┌──

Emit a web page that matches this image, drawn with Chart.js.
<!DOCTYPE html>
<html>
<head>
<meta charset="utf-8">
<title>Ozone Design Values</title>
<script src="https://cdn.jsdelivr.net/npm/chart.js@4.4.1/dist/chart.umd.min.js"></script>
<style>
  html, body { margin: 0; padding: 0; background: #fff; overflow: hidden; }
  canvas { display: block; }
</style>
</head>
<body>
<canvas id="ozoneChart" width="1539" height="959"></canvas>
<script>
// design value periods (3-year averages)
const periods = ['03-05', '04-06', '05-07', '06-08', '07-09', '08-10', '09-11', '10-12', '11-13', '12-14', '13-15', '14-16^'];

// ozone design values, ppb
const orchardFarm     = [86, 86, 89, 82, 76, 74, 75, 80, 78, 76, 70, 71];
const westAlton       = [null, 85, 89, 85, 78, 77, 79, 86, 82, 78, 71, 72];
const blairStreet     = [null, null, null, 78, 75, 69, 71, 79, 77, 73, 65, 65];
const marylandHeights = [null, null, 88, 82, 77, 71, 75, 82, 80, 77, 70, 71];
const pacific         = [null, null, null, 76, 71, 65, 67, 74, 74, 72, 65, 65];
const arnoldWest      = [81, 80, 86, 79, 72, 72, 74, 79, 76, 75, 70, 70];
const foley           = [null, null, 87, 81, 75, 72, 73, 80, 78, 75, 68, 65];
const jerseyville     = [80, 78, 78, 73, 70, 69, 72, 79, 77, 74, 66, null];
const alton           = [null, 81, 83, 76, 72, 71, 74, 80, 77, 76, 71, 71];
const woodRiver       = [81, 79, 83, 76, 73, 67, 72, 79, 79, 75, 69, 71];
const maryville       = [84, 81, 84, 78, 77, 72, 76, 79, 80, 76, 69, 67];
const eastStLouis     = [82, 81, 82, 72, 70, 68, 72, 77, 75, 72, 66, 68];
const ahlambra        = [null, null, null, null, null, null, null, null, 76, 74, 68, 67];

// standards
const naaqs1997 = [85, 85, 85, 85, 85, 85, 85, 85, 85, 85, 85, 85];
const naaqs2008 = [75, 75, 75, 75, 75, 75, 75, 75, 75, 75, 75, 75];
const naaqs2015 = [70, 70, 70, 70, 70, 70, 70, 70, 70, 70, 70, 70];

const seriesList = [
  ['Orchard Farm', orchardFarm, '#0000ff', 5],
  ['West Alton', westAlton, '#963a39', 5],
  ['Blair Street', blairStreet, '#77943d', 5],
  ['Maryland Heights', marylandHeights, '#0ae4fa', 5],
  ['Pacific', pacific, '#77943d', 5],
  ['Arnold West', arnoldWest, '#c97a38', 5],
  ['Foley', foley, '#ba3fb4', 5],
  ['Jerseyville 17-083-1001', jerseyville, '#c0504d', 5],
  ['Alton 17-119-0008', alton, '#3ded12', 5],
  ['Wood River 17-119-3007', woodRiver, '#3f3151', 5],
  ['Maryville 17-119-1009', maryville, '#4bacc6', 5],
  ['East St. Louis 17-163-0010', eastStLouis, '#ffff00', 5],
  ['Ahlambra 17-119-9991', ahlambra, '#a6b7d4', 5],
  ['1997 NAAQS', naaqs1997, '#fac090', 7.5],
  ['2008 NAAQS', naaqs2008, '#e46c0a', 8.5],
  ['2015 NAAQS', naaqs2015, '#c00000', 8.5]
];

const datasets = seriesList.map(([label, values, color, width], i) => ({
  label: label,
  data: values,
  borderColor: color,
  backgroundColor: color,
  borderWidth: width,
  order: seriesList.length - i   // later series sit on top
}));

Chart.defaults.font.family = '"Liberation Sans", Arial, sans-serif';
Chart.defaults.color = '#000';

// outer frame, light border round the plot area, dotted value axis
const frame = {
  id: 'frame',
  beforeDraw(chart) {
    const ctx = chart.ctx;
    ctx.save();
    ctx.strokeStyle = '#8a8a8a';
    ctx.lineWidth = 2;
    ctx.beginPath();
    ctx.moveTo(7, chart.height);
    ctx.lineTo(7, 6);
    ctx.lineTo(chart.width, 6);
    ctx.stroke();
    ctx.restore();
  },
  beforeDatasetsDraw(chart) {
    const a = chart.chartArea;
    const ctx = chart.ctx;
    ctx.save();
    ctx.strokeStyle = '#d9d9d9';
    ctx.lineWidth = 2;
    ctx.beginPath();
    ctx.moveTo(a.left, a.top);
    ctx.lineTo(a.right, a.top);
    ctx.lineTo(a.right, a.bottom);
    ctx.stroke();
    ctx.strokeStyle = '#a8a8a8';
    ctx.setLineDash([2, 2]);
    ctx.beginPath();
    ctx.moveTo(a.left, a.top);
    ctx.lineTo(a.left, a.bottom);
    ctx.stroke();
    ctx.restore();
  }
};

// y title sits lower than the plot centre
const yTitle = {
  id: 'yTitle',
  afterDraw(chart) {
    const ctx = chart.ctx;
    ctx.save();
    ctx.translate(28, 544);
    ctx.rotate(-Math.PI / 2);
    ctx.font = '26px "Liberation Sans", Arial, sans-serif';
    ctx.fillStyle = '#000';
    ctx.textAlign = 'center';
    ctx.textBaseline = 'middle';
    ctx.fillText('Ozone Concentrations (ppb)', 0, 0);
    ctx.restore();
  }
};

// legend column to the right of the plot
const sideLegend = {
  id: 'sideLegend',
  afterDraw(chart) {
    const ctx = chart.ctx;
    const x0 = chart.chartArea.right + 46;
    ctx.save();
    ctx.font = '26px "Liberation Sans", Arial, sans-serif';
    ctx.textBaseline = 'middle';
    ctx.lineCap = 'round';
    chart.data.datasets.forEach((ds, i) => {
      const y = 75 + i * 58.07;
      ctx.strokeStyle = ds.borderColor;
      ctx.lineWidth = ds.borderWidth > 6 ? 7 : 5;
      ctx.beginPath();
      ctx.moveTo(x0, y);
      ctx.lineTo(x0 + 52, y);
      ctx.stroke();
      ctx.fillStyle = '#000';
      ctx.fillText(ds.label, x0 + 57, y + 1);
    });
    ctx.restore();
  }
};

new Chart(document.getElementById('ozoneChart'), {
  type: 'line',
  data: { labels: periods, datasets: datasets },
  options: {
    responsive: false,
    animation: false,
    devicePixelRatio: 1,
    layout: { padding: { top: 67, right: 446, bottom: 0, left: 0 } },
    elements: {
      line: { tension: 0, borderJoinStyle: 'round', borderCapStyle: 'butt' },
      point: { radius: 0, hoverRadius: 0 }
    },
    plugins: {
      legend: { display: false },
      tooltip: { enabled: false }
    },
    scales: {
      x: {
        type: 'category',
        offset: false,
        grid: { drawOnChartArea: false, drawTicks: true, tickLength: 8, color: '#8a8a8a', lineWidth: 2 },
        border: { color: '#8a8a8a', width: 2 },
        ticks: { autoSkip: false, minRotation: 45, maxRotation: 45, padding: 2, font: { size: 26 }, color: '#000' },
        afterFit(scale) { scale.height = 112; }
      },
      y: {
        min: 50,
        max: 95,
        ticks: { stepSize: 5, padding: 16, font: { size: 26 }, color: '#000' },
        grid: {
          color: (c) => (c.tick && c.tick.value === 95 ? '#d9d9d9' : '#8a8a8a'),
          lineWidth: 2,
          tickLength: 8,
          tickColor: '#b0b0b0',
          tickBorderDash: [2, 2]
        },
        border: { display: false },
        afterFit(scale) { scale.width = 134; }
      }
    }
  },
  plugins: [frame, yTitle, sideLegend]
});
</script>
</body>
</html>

└──
┌──

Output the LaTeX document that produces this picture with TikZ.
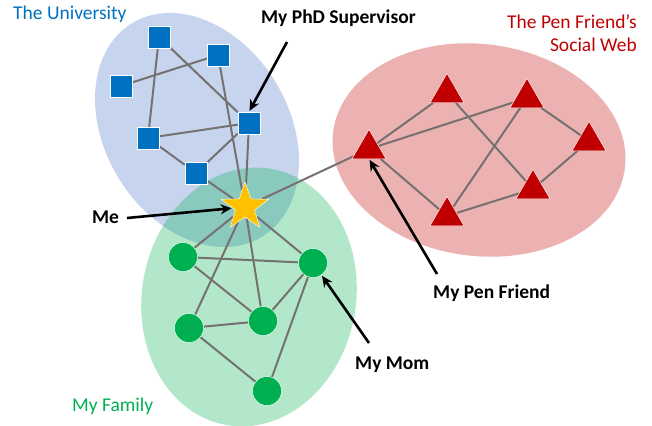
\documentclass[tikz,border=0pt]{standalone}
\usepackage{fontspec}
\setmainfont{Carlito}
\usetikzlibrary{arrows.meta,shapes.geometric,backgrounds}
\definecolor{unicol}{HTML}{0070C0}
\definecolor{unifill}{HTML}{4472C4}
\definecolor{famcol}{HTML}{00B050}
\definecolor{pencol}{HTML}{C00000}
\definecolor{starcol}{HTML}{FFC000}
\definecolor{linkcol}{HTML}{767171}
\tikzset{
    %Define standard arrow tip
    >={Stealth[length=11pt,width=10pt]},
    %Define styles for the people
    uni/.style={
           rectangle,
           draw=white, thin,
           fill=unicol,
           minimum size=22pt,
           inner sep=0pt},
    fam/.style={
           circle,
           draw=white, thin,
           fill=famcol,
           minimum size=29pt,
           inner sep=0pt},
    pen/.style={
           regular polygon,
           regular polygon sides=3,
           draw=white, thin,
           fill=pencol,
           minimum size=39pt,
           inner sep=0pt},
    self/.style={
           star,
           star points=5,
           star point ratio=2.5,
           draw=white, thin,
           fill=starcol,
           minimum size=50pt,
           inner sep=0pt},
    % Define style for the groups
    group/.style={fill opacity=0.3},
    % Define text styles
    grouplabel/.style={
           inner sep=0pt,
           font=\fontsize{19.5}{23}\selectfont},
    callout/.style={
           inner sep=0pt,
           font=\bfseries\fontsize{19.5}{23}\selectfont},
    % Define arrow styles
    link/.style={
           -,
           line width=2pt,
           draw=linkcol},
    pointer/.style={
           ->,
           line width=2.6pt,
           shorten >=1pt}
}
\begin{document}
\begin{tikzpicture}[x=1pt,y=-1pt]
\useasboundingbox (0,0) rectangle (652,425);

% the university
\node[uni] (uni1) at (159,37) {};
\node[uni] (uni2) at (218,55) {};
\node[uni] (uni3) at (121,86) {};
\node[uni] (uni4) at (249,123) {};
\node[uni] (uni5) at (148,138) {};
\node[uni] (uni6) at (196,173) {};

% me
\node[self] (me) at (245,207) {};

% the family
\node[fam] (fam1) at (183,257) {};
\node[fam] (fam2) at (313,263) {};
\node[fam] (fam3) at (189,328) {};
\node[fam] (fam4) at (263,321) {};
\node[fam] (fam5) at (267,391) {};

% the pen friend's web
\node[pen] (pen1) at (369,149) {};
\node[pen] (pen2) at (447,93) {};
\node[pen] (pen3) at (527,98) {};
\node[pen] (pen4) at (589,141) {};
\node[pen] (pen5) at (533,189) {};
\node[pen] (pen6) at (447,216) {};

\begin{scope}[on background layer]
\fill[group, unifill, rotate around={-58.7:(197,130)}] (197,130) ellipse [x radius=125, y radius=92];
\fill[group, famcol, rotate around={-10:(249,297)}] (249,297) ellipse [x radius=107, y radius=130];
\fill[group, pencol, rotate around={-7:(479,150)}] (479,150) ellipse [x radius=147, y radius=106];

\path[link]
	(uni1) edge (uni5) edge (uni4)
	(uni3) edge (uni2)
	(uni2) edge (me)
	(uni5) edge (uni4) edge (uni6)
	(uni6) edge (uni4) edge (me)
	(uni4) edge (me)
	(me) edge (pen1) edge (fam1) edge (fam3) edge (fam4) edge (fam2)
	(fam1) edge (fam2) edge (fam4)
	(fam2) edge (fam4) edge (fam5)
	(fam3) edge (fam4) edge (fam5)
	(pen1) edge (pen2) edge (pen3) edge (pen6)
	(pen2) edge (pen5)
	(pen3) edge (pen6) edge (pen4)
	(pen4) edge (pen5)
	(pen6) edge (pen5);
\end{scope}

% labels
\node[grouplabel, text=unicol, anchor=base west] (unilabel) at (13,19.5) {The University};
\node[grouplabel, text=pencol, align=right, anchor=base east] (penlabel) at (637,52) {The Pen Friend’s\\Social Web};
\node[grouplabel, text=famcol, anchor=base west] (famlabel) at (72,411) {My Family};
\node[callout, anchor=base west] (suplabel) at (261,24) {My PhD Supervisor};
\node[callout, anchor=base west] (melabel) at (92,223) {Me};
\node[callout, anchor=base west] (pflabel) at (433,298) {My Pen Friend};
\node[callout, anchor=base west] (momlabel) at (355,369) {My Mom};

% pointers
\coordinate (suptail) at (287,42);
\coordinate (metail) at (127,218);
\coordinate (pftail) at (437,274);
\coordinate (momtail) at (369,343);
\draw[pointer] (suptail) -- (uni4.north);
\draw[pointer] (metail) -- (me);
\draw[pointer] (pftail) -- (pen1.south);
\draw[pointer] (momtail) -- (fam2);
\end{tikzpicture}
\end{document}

└──
┌──

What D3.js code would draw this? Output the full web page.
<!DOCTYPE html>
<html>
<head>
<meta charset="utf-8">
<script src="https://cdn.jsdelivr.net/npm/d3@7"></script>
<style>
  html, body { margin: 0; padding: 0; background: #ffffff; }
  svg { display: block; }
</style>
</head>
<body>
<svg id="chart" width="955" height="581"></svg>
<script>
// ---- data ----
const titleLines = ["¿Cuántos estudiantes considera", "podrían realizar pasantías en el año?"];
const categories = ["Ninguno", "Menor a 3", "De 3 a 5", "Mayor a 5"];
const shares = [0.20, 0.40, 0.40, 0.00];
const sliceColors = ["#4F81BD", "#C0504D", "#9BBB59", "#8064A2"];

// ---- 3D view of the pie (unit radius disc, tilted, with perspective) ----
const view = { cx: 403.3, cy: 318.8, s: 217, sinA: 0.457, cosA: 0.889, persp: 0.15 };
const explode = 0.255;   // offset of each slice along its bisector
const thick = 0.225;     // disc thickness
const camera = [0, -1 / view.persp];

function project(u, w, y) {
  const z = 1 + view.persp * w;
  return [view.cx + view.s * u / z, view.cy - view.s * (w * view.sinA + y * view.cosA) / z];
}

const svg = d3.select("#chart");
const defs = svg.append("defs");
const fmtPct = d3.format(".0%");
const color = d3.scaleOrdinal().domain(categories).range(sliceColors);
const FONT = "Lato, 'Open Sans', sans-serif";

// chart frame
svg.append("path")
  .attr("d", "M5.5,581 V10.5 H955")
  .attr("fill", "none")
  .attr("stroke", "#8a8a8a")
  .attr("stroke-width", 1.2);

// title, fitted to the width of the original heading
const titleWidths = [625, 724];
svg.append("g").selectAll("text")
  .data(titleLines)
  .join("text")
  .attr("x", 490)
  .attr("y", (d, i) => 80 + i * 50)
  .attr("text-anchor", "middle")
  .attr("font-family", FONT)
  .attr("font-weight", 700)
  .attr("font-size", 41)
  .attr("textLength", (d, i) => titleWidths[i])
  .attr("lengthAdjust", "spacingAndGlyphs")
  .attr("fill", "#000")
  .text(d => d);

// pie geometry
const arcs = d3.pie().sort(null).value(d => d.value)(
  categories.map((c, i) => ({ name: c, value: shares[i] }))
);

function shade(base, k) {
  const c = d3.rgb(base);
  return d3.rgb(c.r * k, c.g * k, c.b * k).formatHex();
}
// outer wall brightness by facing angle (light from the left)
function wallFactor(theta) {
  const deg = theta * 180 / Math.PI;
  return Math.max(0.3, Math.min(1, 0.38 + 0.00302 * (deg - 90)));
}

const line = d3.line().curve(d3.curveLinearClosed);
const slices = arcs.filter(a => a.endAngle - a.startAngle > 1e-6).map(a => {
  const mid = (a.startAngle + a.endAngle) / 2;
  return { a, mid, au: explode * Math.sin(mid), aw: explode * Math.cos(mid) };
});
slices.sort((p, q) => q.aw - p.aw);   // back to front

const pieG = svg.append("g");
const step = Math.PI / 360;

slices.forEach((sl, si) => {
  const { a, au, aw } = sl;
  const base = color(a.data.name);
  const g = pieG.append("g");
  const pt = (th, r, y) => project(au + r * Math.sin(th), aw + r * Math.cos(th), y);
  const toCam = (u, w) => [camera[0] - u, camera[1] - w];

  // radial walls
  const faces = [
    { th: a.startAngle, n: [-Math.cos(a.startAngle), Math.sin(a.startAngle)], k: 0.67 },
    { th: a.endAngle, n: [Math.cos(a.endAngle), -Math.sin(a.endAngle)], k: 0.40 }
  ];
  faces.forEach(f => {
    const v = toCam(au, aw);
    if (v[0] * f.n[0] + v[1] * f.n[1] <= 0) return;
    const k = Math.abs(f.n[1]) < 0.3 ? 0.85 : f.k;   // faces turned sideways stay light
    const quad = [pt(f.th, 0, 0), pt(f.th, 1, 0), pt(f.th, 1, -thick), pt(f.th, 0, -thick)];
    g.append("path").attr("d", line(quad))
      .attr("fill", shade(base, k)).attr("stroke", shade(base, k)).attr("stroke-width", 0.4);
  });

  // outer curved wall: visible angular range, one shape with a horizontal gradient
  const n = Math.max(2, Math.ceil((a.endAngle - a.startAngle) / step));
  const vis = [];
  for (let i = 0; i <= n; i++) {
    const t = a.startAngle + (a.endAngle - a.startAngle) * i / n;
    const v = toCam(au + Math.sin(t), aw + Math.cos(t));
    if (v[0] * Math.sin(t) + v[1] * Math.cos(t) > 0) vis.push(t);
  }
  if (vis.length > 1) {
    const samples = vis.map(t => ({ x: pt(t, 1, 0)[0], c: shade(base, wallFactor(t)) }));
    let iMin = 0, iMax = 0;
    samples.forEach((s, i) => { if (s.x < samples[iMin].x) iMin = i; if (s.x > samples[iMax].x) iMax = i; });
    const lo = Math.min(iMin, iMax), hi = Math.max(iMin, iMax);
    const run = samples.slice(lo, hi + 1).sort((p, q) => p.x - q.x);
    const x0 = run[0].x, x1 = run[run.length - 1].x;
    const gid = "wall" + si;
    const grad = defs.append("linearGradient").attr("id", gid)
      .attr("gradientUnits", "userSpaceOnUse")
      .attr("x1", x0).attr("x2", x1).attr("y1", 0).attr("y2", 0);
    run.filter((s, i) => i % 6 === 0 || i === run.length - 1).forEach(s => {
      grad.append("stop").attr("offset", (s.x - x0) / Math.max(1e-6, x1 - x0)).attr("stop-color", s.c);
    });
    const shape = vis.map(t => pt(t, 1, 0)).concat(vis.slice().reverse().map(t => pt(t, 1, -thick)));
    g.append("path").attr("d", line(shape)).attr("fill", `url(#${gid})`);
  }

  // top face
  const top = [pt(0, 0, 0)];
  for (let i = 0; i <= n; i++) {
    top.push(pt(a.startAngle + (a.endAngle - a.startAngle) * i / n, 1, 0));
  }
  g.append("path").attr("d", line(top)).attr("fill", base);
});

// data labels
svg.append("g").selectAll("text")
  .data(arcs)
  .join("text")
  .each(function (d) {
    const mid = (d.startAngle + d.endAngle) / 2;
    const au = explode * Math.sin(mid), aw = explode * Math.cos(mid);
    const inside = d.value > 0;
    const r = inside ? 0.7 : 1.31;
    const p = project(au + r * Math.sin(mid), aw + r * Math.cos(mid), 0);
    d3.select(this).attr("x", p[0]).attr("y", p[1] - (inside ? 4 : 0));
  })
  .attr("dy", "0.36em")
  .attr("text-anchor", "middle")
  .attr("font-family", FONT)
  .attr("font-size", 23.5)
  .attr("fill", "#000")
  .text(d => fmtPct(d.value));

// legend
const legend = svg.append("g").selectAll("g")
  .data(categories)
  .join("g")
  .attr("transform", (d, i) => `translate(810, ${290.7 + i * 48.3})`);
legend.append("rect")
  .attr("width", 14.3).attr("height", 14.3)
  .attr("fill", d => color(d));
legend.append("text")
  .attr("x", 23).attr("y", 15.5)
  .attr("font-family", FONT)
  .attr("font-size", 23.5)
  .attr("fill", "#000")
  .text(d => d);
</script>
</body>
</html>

└──

Exercise brief
For the entries above, state how many lines contain the word "with". Provide the number by itself.

Worked answer
4